• _WHAT IS NEEDED_
The entries below contain pictures. Retype everything except those pictures, exactly as given.

• _DATASET_

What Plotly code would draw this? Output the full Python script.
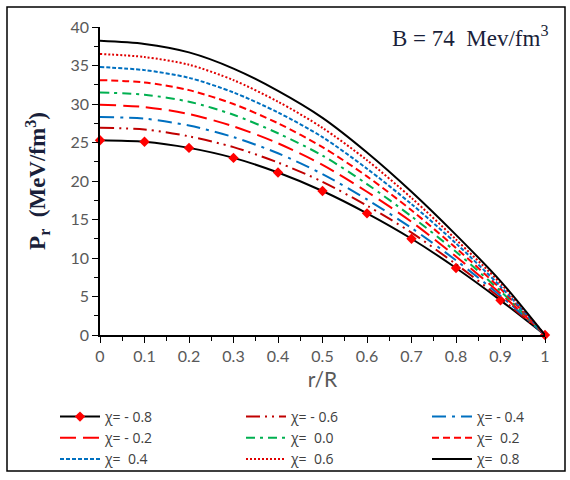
import plotly.graph_objects as go

# ---- data ----
r_over_R = [0, 0.1, 0.2, 0.3, 0.4, 0.5, 0.6, 0.7, 0.8, 0.9, 1.0]

chi_labels = ["χ= - 0.8", "χ= - 0.6", "χ= - 0.4", "χ= - 0.2", "χ=  0.0",
              "χ=  0.2", "χ=  0.4", "χ=  0.6", "χ=  0.8"]

p_m08 = [25.3, 25.1, 24.3, 23.0, 21.1, 18.7, 15.8, 12.5, 8.7, 4.5, 0]
p_m06 = [26.9, 26.7, 25.8, 24.4, 22.4, 19.9, 16.8, 13.3, 9.2, 4.8, 0]
p_m04 = [28.3, 28.1, 27.2, 25.7, 23.6, 20.9, 17.6, 13.9, 9.7, 5.1, 0]
p_m02 = [29.9, 29.6, 28.7, 27.1, 24.9, 22.1, 18.6, 14.7, 10.2, 5.4, 0]
p_00 = [31.5, 31.2, 30.3, 28.6, 26.2, 23.3, 19.6, 15.4, 10.8, 5.7, 0]
p_02 = [33.1, 32.8, 31.8, 30.0, 27.5, 24.4, 20.6, 16.2, 11.3, 6.0, 0]
p_04 = [34.8, 34.4, 33.4, 31.5, 28.9, 25.7, 21.6, 17.0, 11.9, 6.3, 0]
p_06 = [36.5, 36.1, 35.1, 33.1, 30.3, 26.9, 22.7, 17.8, 12.4, 6.7, 0]
p_08 = [38.2, 37.8, 36.7, 34.6, 31.7, 28.2, 23.7, 18.6, 13.0, 7.0, 0]

series = [p_m08, p_m06, p_m04, p_m02, p_00, p_02, p_04, p_06, p_08]

# ---- styles ----
colors = ["#000000", "#C00000", "#0070C0", "#FF0000", "#00B050",
          "#FF0000", "#0070C0", "#E00000", "#000000"]
dashes = ["solid", "14px,5px,2px,5px,2px,5px", "14px,6px,3px,6px", "16px,7px",
          "9px,5px,3px,5px", "7px,4px", "4px,2px", "2px,2px", "solid"]
widths = [2, 2, 2, 2, 2, 2, 2, 2, 2]
legend_of = ["legend", "legend2", "legend3"] * 3

W, H = 570, 480
ml, mr, mt, mb = 100, 25, 27, 145
pw, ph = W - ml - mr, H - mt - mb

def px_to_paper_x(px):
    return (px - ml) / pw

def px_to_paper_y(py):
    return (H - mb - py) / ph

fig = go.Figure()
for i, (lab, ys) in enumerate(zip(chi_labels, series)):
    if i == 0:
        kw = dict(mode="lines+markers",
                  marker=dict(symbol="diamond", size=8, color="#FF0000",
                              line=dict(width=0)))
    else:
        kw = dict(mode="lines")
    fig.add_trace(go.Scatter(
        x=r_over_R, y=ys, name=lab,
        line=dict(color=colors[i], dash=dashes[i], width=widths[i], shape="spline", smoothing=0.8),
        legend=legend_of[i], cliponaxis=False, **kw))

legend_font = dict(family="Open Sans, Noto Sans, sans-serif", size=14, color="#404040")
col_x = [55, 241, 427]
for j, name in enumerate(["legend", "legend2", "legend3"]):
    fig.update_layout(**{name: dict(
        x=px_to_paper_x(col_x[j]), y=px_to_paper_y(401), xanchor="left", yanchor="top",
        orientation="v", font=legend_font, bgcolor="rgba(0,0,0,0)",
        tracegroupgap=0, itemwidth=40)})

fig.update_layout(
    width=W, height=H,
    margin=dict(l=ml, r=mr, t=mt, b=mb, autoexpand=False),
    paper_bgcolor="white", plot_bgcolor="white",
    showlegend=True,
    xaxis=dict(range=[0, 1], dtick=0.1, tick0=0, showgrid=False, zeroline=False,
               showline=True, linecolor="black", linewidth=1.5,
               ticks="outside", ticklen=6, tickcolor="black", tickwidth=1.3,
               minor=dict(dtick=0.05, ticks="outside", ticklen=4, tickcolor="black", tickwidth=1.3),
               tickfont=dict(family="Lato, sans-serif", size=16, color="#595959"),
               title=dict(text="r/R", font=dict(family="Lato, sans-serif", size=21, color="#595959"),
                          standoff=8)),
    yaxis=dict(range=[0, 40], dtick=5, tick0=0, showgrid=False, zeroline=False,
               showline=True, linecolor="black", linewidth=1.5,
               ticks="outside", ticklen=6, tickcolor="black", tickwidth=1.3,
               minor=dict(dtick=2.5, ticks="outside", ticklen=4, tickcolor="black", tickwidth=1.3),
               tickfont=dict(family="Lato, sans-serif", size=16, color="#595959"),
               title=dict(text="<b>P<sub>r</sub>  (MeV/fm<sup>3</sup>)</b>",
                          font=dict(family="Liberation Serif, DejaVu Serif, serif", size=23,
                                    color="#1a1f3a"),
                          standoff=18)),
    annotations=[dict(
        text="B = 74  Mev/fm<sup>3</sup>", xref="paper", yref="paper",
        x=px_to_paper_x(470), y=px_to_paper_y(37), xanchor="center", yanchor="middle",
        showarrow=False,
        font=dict(family="Liberation Serif, DejaVu Serif, serif", size=23, color="#1a1f3a"))],
    shapes=[dict(type="rect", xref="paper", yref="paper",
                 x0=px_to_paper_x(7), x1=px_to_paper_x(565),
                 y0=px_to_paper_y(471), y1=px_to_paper_y(7),
                 line=dict(color="black", width=1.5), fillcolor="rgba(0,0,0,0)")],
)

fig.write_html("out.html")
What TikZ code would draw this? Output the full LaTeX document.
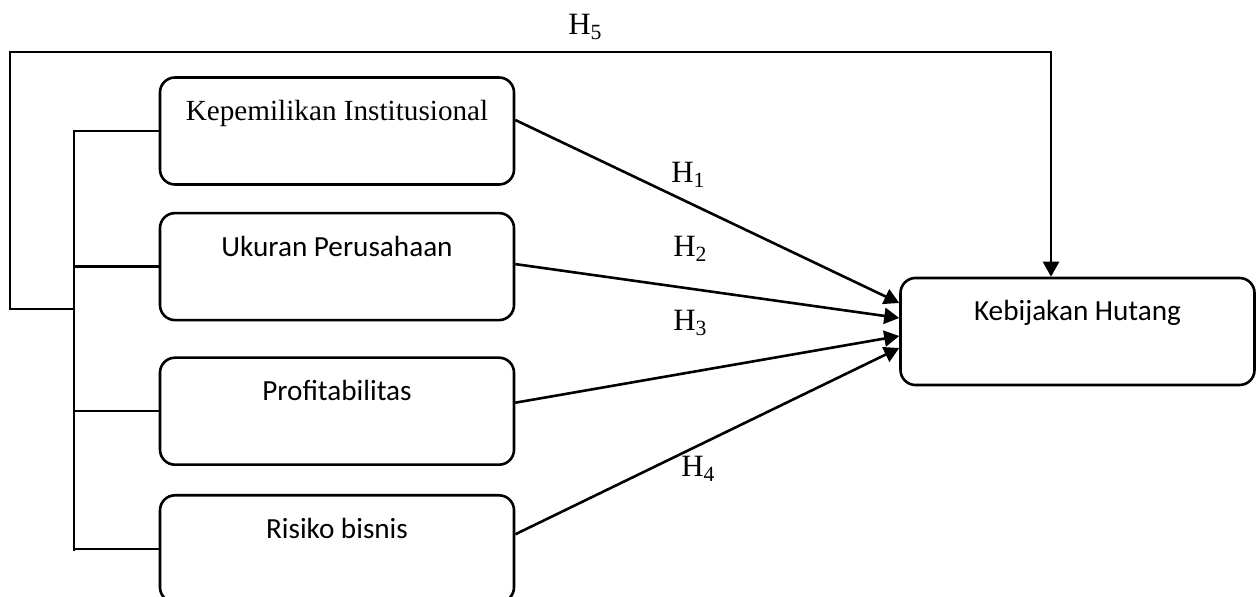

• _TASK RESPONSE_
What Plotly code would draw this? Output the full Python script.
import plotly.graph_objects as go

# ---- data ----
r_over_R = [0, 0.1, 0.2, 0.3, 0.4, 0.5, 0.6, 0.7, 0.8, 0.9, 1.0]

chi_labels = ["χ= - 0.8", "χ= - 0.6", "χ= - 0.4", "χ= - 0.2", "χ=  0.0",
              "χ=  0.2", "χ=  0.4", "χ=  0.6", "χ=  0.8"]

p_m08 = [25.3, 25.1, 24.3, 23.0, 21.1, 18.7, 15.8, 12.5, 8.7, 4.5, 0]
p_m06 = [26.9, 26.7, 25.8, 24.4, 22.4, 19.9, 16.8, 13.3, 9.2, 4.8, 0]
p_m04 = [28.3, 28.1, 27.2, 25.7, 23.6, 20.9, 17.6, 13.9, 9.7, 5.1, 0]
p_m02 = [29.9, 29.6, 28.7, 27.1, 24.9, 22.1, 18.6, 14.7, 10.2, 5.4, 0]
p_00 = [31.5, 31.2, 30.3, 28.6, 26.2, 23.3, 19.6, 15.4, 10.8, 5.7, 0]
p_02 = [33.1, 32.8, 31.8, 30.0, 27.5, 24.4, 20.6, 16.2, 11.3, 6.0, 0]
p_04 = [34.8, 34.4, 33.4, 31.5, 28.9, 25.7, 21.6, 17.0, 11.9, 6.3, 0]
p_06 = [36.5, 36.1, 35.1, 33.1, 30.3, 26.9, 22.7, 17.8, 12.4, 6.7, 0]
p_08 = [38.2, 37.8, 36.7, 34.6, 31.7, 28.2, 23.7, 18.6, 13.0, 7.0, 0]

series = [p_m08, p_m06, p_m04, p_m02, p_00, p_02, p_04, p_06, p_08]

# ---- styles ----
colors = ["#000000", "#C00000", "#0070C0", "#FF0000", "#00B050",
          "#FF0000", "#0070C0", "#E00000", "#000000"]
dashes = ["solid", "14px,5px,2px,5px,2px,5px", "14px,6px,3px,6px", "16px,7px",
          "9px,5px,3px,5px", "7px,4px", "4px,2px", "2px,2px", "solid"]
widths = [2, 2, 2, 2, 2, 2, 2, 2, 2]
legend_of = ["legend", "legend2", "legend3"] * 3

W, H = 570, 480
ml, mr, mt, mb = 100, 25, 27, 145
pw, ph = W - ml - mr, H - mt - mb

def px_to_paper_x(px):
    return (px - ml) / pw

def px_to_paper_y(py):
    return (H - mb - py) / ph

fig = go.Figure()
for i, (lab, ys) in enumerate(zip(chi_labels, series)):
    if i == 0:
        kw = dict(mode="lines+markers",
                  marker=dict(symbol="diamond", size=8, color="#FF0000",
                              line=dict(width=0)))
    else:
        kw = dict(mode="lines")
    fig.add_trace(go.Scatter(
        x=r_over_R, y=ys, name=lab,
        line=dict(color=colors[i], dash=dashes[i], width=widths[i], shape="spline", smoothing=0.8),
        legend=legend_of[i], cliponaxis=False, **kw))

legend_font = dict(family="Open Sans, Noto Sans, sans-serif", size=14, color="#404040")
col_x = [55, 241, 427]
for j, name in enumerate(["legend", "legend2", "legend3"]):
    fig.update_layout(**{name: dict(
        x=px_to_paper_x(col_x[j]), y=px_to_paper_y(401), xanchor="left", yanchor="top",
        orientation="v", font=legend_font, bgcolor="rgba(0,0,0,0)",
        tracegroupgap=0, itemwidth=40)})

fig.update_layout(
    width=W, height=H,
    margin=dict(l=ml, r=mr, t=mt, b=mb, autoexpand=False),
    paper_bgcolor="white", plot_bgcolor="white",
    showlegend=True,
    xaxis=dict(range=[0, 1], dtick=0.1, tick0=0, showgrid=False, zeroline=False,
               showline=True, linecolor="black", linewidth=1.5,
               ticks="outside", ticklen=6, tickcolor="black", tickwidth=1.3,
               minor=dict(dtick=0.05, ticks="outside", ticklen=4, tickcolor="black", tickwidth=1.3),
               tickfont=dict(family="Lato, sans-serif", size=16, color="#595959"),
               title=dict(text="r/R", font=dict(family="Lato, sans-serif", size=21, color="#595959"),
                          standoff=8)),
    yaxis=dict(range=[0, 40], dtick=5, tick0=0, showgrid=False, zeroline=False,
               showline=True, linecolor="black", linewidth=1.5,
               ticks="outside", ticklen=6, tickcolor="black", tickwidth=1.3,
               minor=dict(dtick=2.5, ticks="outside", ticklen=4, tickcolor="black", tickwidth=1.3),
               tickfont=dict(family="Lato, sans-serif", size=16, color="#595959"),
               title=dict(text="<b>P<sub>r</sub>  (MeV/fm<sup>3</sup>)</b>",
                          font=dict(family="Liberation Serif, DejaVu Serif, serif", size=23,
                                    color="#1a1f3a"),
                          standoff=18)),
    annotations=[dict(
        text="B = 74  Mev/fm<sup>3</sup>", xref="paper", yref="paper",
        x=px_to_paper_x(470), y=px_to_paper_y(37), xanchor="center", yanchor="middle",
        showarrow=False,
        font=dict(family="Liberation Serif, DejaVu Serif, serif", size=23, color="#1a1f3a"))],
    shapes=[dict(type="rect", xref="paper", yref="paper",
                 x0=px_to_paper_x(7), x1=px_to_paper_x(565),
                 y0=px_to_paper_y(471), y1=px_to_paper_y(7),
                 line=dict(color="black", width=1.5), fillcolor="rgba(0,0,0,0)")],
)

fig.write_html("out.html")
What TikZ code would draw this? Output the full LaTeX document.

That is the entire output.